#### RAW DATA:

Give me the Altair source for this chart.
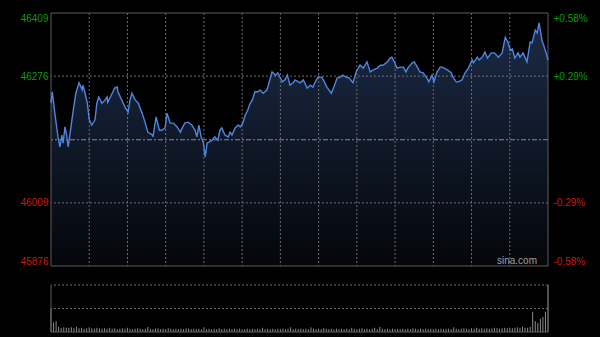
import altair as alt
import pandas as pd

PREV_CLOSE = 46142
Y_MIN, Y_MAX = 45876, 46409
SESSION_END = 390

# intraday minutes and index level
minutes = [
    0, 1, 3, 5.5, 7, 8.5, 9.5, 11, 12.5, 13.5,
    15, 17.5, 19.5, 22, 24.5, 25, 26.5, 28.5, 30, 32,
    34.5, 36, 37.5, 40, 42.5, 44, 44.5, 48, 50, 52,
    52.5, 55.5, 58, 60.5, 62, 63.5, 66, 68.5, 71.5, 74,
    76, 79.5, 80, 82.5, 85, 87, 89.5, 91, 93.5, 96,
    99, 101.5, 103, 105, 107.5, 110.5, 113, 114.5, 116, 118,
    119.5, 121, 122.5, 124, 126.5, 128.5, 131, 132.5, 134, 136.5,
    139, 140.5, 142, 144.5, 147, 148.5, 150.5, 152.5, 154.5, 156,
    158, 160, 162.5, 164, 166.5, 169.5, 173.5, 176, 178, 181.5,
    183.5, 185.5, 187.5, 190, 191.5, 195.5, 198, 201, 203.5, 205.5,
    207, 209.5, 212.5, 214.5, 216.5, 220, 222, 224.5, 227, 229,
    231.5, 234, 237, 239.5, 242.5, 245, 248, 250.5, 253, 256,
    258.5, 260.5, 264, 266, 267.5, 269.5, 271.5, 274, 276.5, 278.5,
    280, 283.5, 285, 287.5, 289.5, 292, 295, 296.5, 299, 300.5,
    303, 305.5, 307, 311, 314, 315.5, 318, 319.5, 322.5, 325,
    327.5, 330.5, 331.5, 334.5, 336, 338.5, 340.5, 342.5, 345.5, 348,
    351, 354, 356.5, 358.5, 360.5, 362, 364, 366.5, 368, 370.5,
    373.5, 376, 377.5, 380, 381.5, 383, 385.5, 386, 388.5, 390,
]
prices = [
    46219, 46243, 46198, 46148, 46127, 46152, 46135, 46169, 46148, 46127,
    46156, 46205, 46240, 46262, 46247, 46257, 46243, 46219, 46184, 46173,
    46184, 46219, 46232, 46219, 46226, 46232, 46221, 46240, 46251, 46253,
    46243, 46226, 46211, 46200, 46226, 46240, 46226, 46219, 46198, 46177,
    46158, 46152, 46148, 46190, 46162, 46162, 46167, 46198, 46177, 46177,
    46169, 46158, 46167, 46177, 46179, 46173, 46162, 46148, 46173, 46146,
    46137, 46106, 46135, 46137, 46141, 46148, 46141, 46162, 46167, 46152,
    46148, 46158, 46152, 46167, 46173, 46169, 46177, 46194, 46205, 46217,
    46226, 46243, 46243, 46247, 46240, 46247, 46285, 46278, 46283, 46264,
    46268, 46278, 46257, 46262, 46268, 46262, 46268, 46251, 46257, 46253,
    46262, 46274, 46274, 46264, 46253, 46240, 46253, 46272, 46274, 46278,
    46274, 46272, 46262, 46285, 46299, 46293, 46306, 46285, 46289, 46293,
    46299, 46299, 46306, 46314, 46316, 46306, 46293, 46295, 46295, 46285,
    46293, 46304, 46306, 46295, 46285, 46283, 46272, 46264, 46278, 46264,
    46285, 46295, 46295, 46289, 46283, 46274, 46264, 46264, 46268, 46283,
    46293, 46310, 46304, 46316, 46310, 46316, 46327, 46314, 46325, 46325,
    46316, 46325, 46358, 46348, 46331, 46333, 46314, 46325, 46316, 46325,
    46306, 46348, 46346, 46373, 46367, 46388, 46348, 46346, 46325, 46310,
]

# volume (relative units), one bar every 2 minutes
vol_minutes = list(range(0, SESSION_END + 1, 2))
volumes = [
    50, 20, 23, 11, 9, 10, 9, 9, 10, 8,
    11, 8, 9, 7, 8, 10, 8, 7, 9, 8,
    7, 8, 7, 9, 7, 8, 6, 7, 8, 7,
    9, 7, 6, 7, 8, 7, 6, 7, 11, 7,
    6, 7, 8, 6, 7, 6, 8, 7, 6, 7,
    6, 7, 6, 8, 7, 6, 7, 6, 7, 6,
    10, 6, 7, 6, 7, 6, 8, 6, 7, 6,
    7, 6, 7, 6, 7, 6, 6, 7, 6, 7,
    6, 7, 6, 9, 6, 7, 6, 7, 6, 7,
    6, 7, 6, 7, 10, 6, 7, 6, 7, 6,
    7, 6, 10, 7, 6, 7, 6, 8, 7, 6,
    7, 6, 7, 6, 7, 6, 7, 6, 9, 7,
    6, 7, 8, 6, 7, 6, 7, 9, 6, 11,
    7, 6, 7, 6, 7, 6, 7, 6, 7, 6,
    7, 6, 8, 7, 6, 7, 6, 7, 6, 7,
    6, 7, 6, 7, 6, 7, 7, 6, 10, 7,
    6, 7, 8, 7, 6, 8, 7, 9, 7, 8,
    7, 8, 7, 8, 9, 8, 7, 8, 9, 8,
    9, 8, 9, 10, 9, 11, 9, 9, 11, 43,
    23, 19, 28, 32, 43, 100,
]
VOL_MAX = 100

label_prices = [45876, 46009, 46276, 46409]
grid_prices = [46276, 46009]
grid_minutes = [30, 60, 90, 120, 150, 180, 210, 240, 270, 300, 330, 360]
vol_grid = [50, 100]

price_df = pd.DataFrame({"t": minutes, "price": prices})
vol_df = pd.DataFrame({"t": vol_minutes, "vol": volumes})

GREEN = "#0a9e0a"
RED = "#cc1a10"
GRID = "#6e6e6e"
BORDER = "#5c5c5c"
FONT = "Liberation Sans"

W, H_PRICE, H_TOTAL = 497, 253, 319

time_scale = alt.Scale(domain=[0, SESSION_END], nice=False, zero=False)
price_scale = alt.Scale(domain=[Y_MIN, Y_MAX], range=[H_PRICE, 0], nice=False, zero=False)
vol_scale = alt.Scale(domain=[0, VOL_MAX], range=[H_TOTAL, 272], nice=False, zero=False)

label_color = {"condition": {"test": f"datum.value > {PREV_CLOSE}", "value": GREEN}, "value": RED}

left_axis = alt.Axis(
    values=label_prices, orient="left", domain=False, ticks=False, grid=False,
    labelFont=FONT, labelFontSize=10, labelPadding=3, labelFlush=True,
    labelColor=label_color, title=None, format="d",
)
right_axis = alt.Axis(
    values=label_prices, orient="right", domain=False, ticks=False, grid=False,
    labelFont=FONT, labelFontSize=10, labelPadding=5, labelFlush=True,
    labelColor=label_color, title=None,
    labelExpr=(
        f"(datum.value >= {PREV_CLOSE} ? '+' : '-') + "
        f"format(abs(datum.value - {PREV_CLOSE}) / {PREV_CLOSE} * 100, '.2f') + '%'"
    ),
)

X = alt.X("t:Q", scale=time_scale, axis=None)

gradient = alt.Gradient(
    gradient="linear",
    stops=[alt.GradientStop(color="#1b2a46", offset=0),
           alt.GradientStop(color="#04060a", offset=1)],
    x1=1, x2=1, y1=0, y2=1,
)

area = alt.Chart(price_df).mark_area(color=gradient).encode(
    x=X,
    y=alt.Y("price:Q", scale=price_scale, axis=left_axis),
    y2=alt.datum(Y_MIN),
)

hgrid = alt.Chart(pd.DataFrame({"price": grid_prices})).mark_rule(
    color=GRID, strokeDash=[2, 2], strokeWidth=1
).encode(y=alt.Y("price:Q", scale=price_scale, axis=None))

vgrid = alt.Chart(pd.DataFrame({"t": grid_minutes, "top": Y_MAX, "bottom": Y_MIN})).mark_rule(
    color=GRID, strokeDash=[2, 2], strokeWidth=1
).encode(
    x=X,
    y=alt.Y("top:Q", scale=price_scale, axis=None),
    y2="bottom:Q",
)

baseline = alt.Chart(pd.DataFrame({"price": [PREV_CLOSE]})).mark_rule(
    color="#8a8a8a", strokeDash=[5, 2, 2, 2], strokeWidth=1
).encode(y=alt.Y("price:Q", scale=price_scale, axis=None))

border = alt.Chart(pd.DataFrame({"t0": [0], "t1": [SESSION_END], "top": [Y_MAX], "bottom": [Y_MIN]})).mark_rect(
    fillOpacity=0, stroke=BORDER, strokeWidth=1
).encode(
    x=alt.X("t0:Q", scale=time_scale, axis=None), x2="t1:Q",
    y=alt.Y("top:Q", scale=price_scale, axis=None), y2="bottom:Q",
)

line = alt.Chart(price_df).mark_line(color="#4e86de", strokeWidth=1.4).encode(
    x=X,
    y=alt.Y("price:Q", scale=price_scale, axis=right_axis),
)

watermark = alt.Chart(pd.DataFrame({"txt": ["sina.com"], "t": [SESSION_END], "price": [Y_MIN]})).mark_text(
    align="right", baseline="middle", color="#a0a0a0", font=FONT, fontSize=10, dx=-11, dy=-5
).encode(
    x=X,
    y=alt.Y("price:Q", scale=price_scale, axis=None),
    text="txt:N",
)

vol_bars = alt.Chart(vol_df).mark_rule(color="#8c8c8c", strokeWidth=1).encode(
    x=X,
    y=alt.Y("vol:Q", scale=vol_scale, axis=None),
    y2=alt.datum(0),
)

vol_gridlines = alt.Chart(pd.DataFrame({"vol": vol_grid})).mark_rule(
    color=GRID, strokeDash=[2, 2], strokeWidth=1
).encode(y=alt.Y("vol:Q", scale=vol_scale, axis=None))

vol_bottom = alt.Chart(pd.DataFrame({"vol": [0]})).mark_rule(
    color=BORDER, strokeWidth=1
).encode(y=alt.Y("vol:Q", scale=vol_scale, axis=None))

vol_sides = alt.Chart(pd.DataFrame({"t": [0, SESSION_END], "lo": [0, 0], "hi": [VOL_MAX, VOL_MAX]})).mark_rule(
    color=BORDER, strokeWidth=1
).encode(
    x=X,
    y=alt.Y("hi:Q", scale=vol_scale, axis=None),
    y2="lo:Q",
)

chart = alt.layer(
    area, hgrid, vgrid, baseline, border, line, watermark,
    vol_gridlines, vol_bars, vol_bottom, vol_sides,
).resolve_scale(y="independent").properties(
    width=W, height=H_TOTAL,
    autosize=alt.AutoSizeParams(type="none"),
    padding={"left": 51, "top": 13, "right": 52, "bottom": 5},
    background="#000000",
).configure_view(stroke=None)

chart.save("out.html", embed_options={"renderer": "svg", "actions": False})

#### TASK REQUIREMENTS:
Repeat the lines above, starting at the first and stopping after the line that holds "SESSION_END = 390", with the pictures left out.

#### SOLUTION TO THIS PROBLEM:
Give me the Altair source for this chart.
import altair as alt
import pandas as pd

PREV_CLOSE = 46142
Y_MIN, Y_MAX = 45876, 46409
SESSION_END = 390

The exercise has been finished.